» **Work required**: Print the listing as it stands, omitting all images.

» **Data block**:
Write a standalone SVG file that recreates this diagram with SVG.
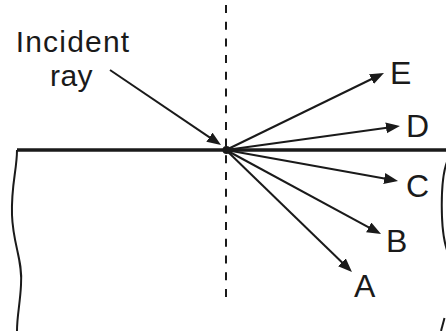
<svg xmlns="http://www.w3.org/2000/svg" width="446" height="331" viewBox="0 0 446 331">
<style>
.ray{stroke:#1a1a1a;stroke-width:2;fill:none;marker-end:url(#ah)}
.lbl{font-family:"Liberation Sans",Arial,sans-serif;fill:#1a1a1a}
.edge{stroke:#1a1a1a;stroke-width:2;fill:none}
</style>
<defs>
<marker id="ah" markerUnits="userSpaceOnUse" markerWidth="16" markerHeight="12" refX="10" refY="5.5" orient="auto">
<path d="M0,0 L14,5.5 L0,11 z" fill="#1a1a1a"/>
</marker>
</defs>
<rect width="446" height="331" fill="#fff"/>
<g id="block">
<path class="edge" d="M17,150 C17,170 11,185 12,215 C13,245 23,260 21,285 C20,305 17,315 17,331"/>
<path class="edge" d="M447,162 C440,180 440,230 447,250"/>
<path class="edge" d="M441,331 L444.5,318"/>
<line x1="17" y1="150" x2="446" y2="150" stroke="#1a1a1a" stroke-width="3.5"/>
</g>
<g id="normal">
<line x1="226" y1="5" x2="226" y2="298" stroke="#1a1a1a" stroke-width="2" stroke-dasharray="8 8.7"/>
</g>
<g id="connectors">
<line class="ray" x1="110" y1="70" x2="217.7" y2="142.8"/>
<line class="ray" x1="226" y1="150" x2="380.4" y2="74.75"/>
<line class="ray" x1="226" y1="150" x2="396" y2="126.5"/>
<line class="ray" x1="226" y1="150" x2="394.1" y2="180.3"/>
<line class="ray" x1="226" y1="150" x2="377.5" y2="232.1"/>
<line class="ray" x1="226" y1="150" x2="349.1" y2="269.2"/>
</g>
<g id="point"><circle cx="226.5" cy="150" r="4" fill="#1a1a1a"/></g>
<g id="incident-label">
<text class="lbl" x="73" y="52" font-size="30" letter-spacing="1.2" text-anchor="middle">Incident</text>
<text class="lbl" x="71.5" y="86" font-size="30" letter-spacing="0.5" text-anchor="middle">ray</text>
</g>
<g id="E"><text class="lbl" x="390" y="84" font-size="32">E</text></g>
<g id="D"><text class="lbl" x="406" y="137" font-size="32">D</text></g>
<g id="C"><text class="lbl" x="406" y="197" font-size="32">C</text></g>
<g id="B"><text class="lbl" x="386" y="252" font-size="32">B</text></g>
<g id="A"><text class="lbl" x="354" y="297" font-size="32">A</text></g>
</svg>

» **Solution**:
Write a standalone SVG file that recreates this diagram with SVG.
<svg xmlns="http://www.w3.org/2000/svg" width="446" height="331" viewBox="0 0 446 331">
<style>
.ray{stroke:#1a1a1a;stroke-width:2;fill:none;marker-end:url(#ah)}
.lbl{font-family:"Liberation Sans",Arial,sans-serif;fill:#1a1a1a}
.edge{stroke:#1a1a1a;stroke-width:2;fill:none}
</style>
<defs>
<marker id="ah" markerUnits="userSpaceOnUse" markerWidth="16" markerHeight="12" refX="10" refY="5.5" orient="auto">
<path d="M0,0 L14,5.5 L0,11 z" fill="#1a1a1a"/>
</marker>
</defs>
<rect width="446" height="331" fill="#fff"/>
<g id="block">
<path class="edge" d="M17,150 C17,170 11,185 12,215 C13,245 23,260 21,285 C20,305 17,315 17,331"/>
<path class="edge" d="M447,162 C440,180 440,230 447,250"/>
<path class="edge" d="M441,331 L444.5,318"/>
<line x1="17" y1="150" x2="446" y2="150" stroke="#1a1a1a" stroke-width="3.5"/>
</g>
<g id="normal">
<line x1="226" y1="5" x2="226" y2="298" stroke="#1a1a1a" stroke-width="2" stroke-dasharray="8 8.7"/>
</g>
<g id="connectors">
<line class="ray" x1="110" y1="70" x2="217.7" y2="142.8"/>
<line class="ray" x1="226" y1="150" x2="380.4" y2="74.75"/>
<line class="ray" x1="226" y1="150" x2="396" y2="126.5"/>
<line class="ray" x1="226" y1="150" x2="394.1" y2="180.3"/>
<line class="ray" x1="226" y1="150" x2="377.5" y2="232.1"/>
<line class="ray" x1="226" y1="150" x2="349.1" y2="269.2"/>
</g>
<g id="point"><circle cx="226.5" cy="150" r="4" fill="#1a1a1a"/></g>
<g id="incident-label">
<text class="lbl" x="73" y="52" font-size="30" letter-spacing="1.2" text-anchor="middle">Incident</text>
<text class="lbl" x="71.5" y="86" font-size="30" letter-spacing="0.5" text-anchor="middle">ray</text>
</g>
<g id="E"><text class="lbl" x="390" y="84" font-size="32">E</text></g>
<g id="D"><text class="lbl" x="406" y="137" font-size="32">D</text></g>
<g id="C"><text class="lbl" x="406" y="197" font-size="32">C</text></g>
<g id="B"><text class="lbl" x="386" y="252" font-size="32">B</text></g>
<g id="A"><text class="lbl" x="354" y="297" font-size="32">A</text></g>
</svg>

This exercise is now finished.